Sebaliknya dengan membangun kilang di darat, gas LNG itu sebagian bisa dimanfaatkan untuk industri pupuk dan petrokimia. Dengan cara ini, negara bisa memperoleh pencapatan mencapai USD6,5 miliar per tahun.
"Inilah yang menjelaskan mengapa Presiden menginginkan pembangunan kilang Masela di darat. Beliau sangat memperhatikan manfaatnya dan multiplier effect-nya yang jauh lebih besar dibandingkan jika kilang dibangun di laut. Dengan pembangunan kilang di darat, akan lahir industri pupuk dan petrokimia. Kita bisa mengembangkan kota Balikpapan baru di Selaru yang berjarak 90 km dari Blok Masela," ungkap Rizal Ramli.
Rizal juga menilai kekhawatiran Inpex akan keluar dari proyek pengembangan Blok Masela sangat berlebihan. Pasalnya, Inpex sudah menghabiskan waktu bertahun-tahun dan investasi sekitar USD2 miliar. Perusahaan itu tidak akan meninggalkan Blok Masela yang memiliki cadangan lebih dari 20 tcf (trilion cubic feet). Dengan asumsi diproduksi 1,2 juta kaki kubik per hari, maka cadangan bisa dimanfaatkan sampai 70 tahun.
Itulah sebabnya, Inpex diyakini tidak akan keluar dari proyek ini. Namun jika ternyata Inpex benar-benar keluar, maka banyak investor dari negara lain yang sangat berminat meneruskannya.

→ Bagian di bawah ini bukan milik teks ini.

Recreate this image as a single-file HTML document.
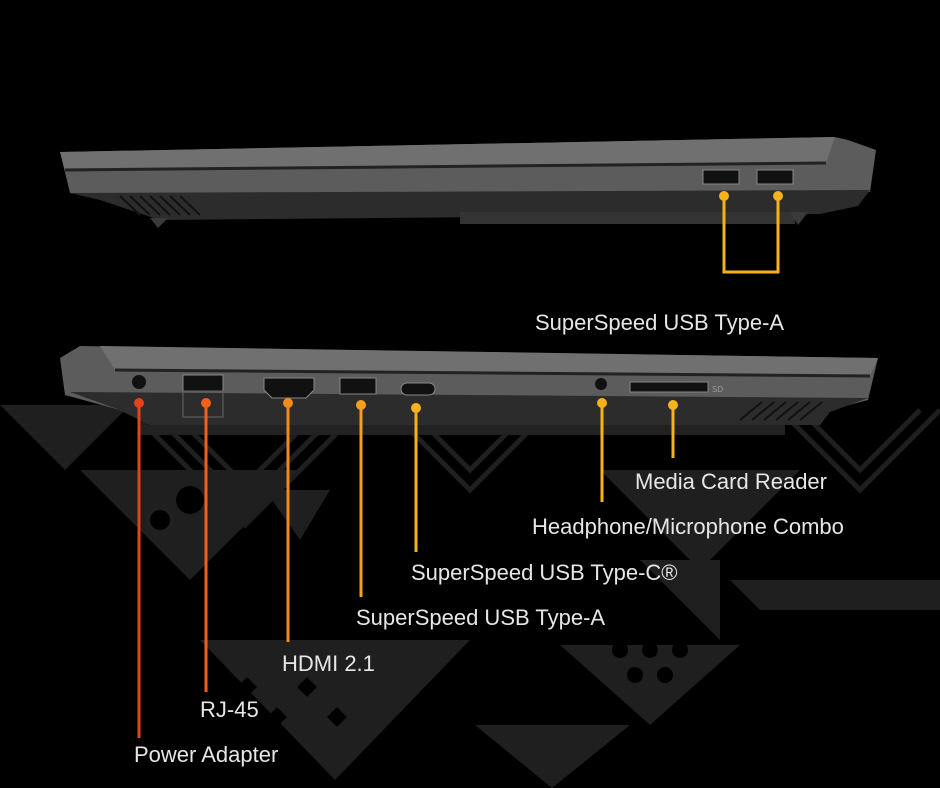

"Pemerintah Indonesia sangat menghargai hubungan strategis dan jangka panjang dengan Jepang. Kita juga memahami kebutuhan Jepang akan sumber energi berjangka panjang yang reliable. Kita percaya Inpex akan sangat berkepentingan dengan pembangunan kilang di darat yang jauh lebih murah, dan menguntungkan Indonesia dan Jepang," tutup Rizal.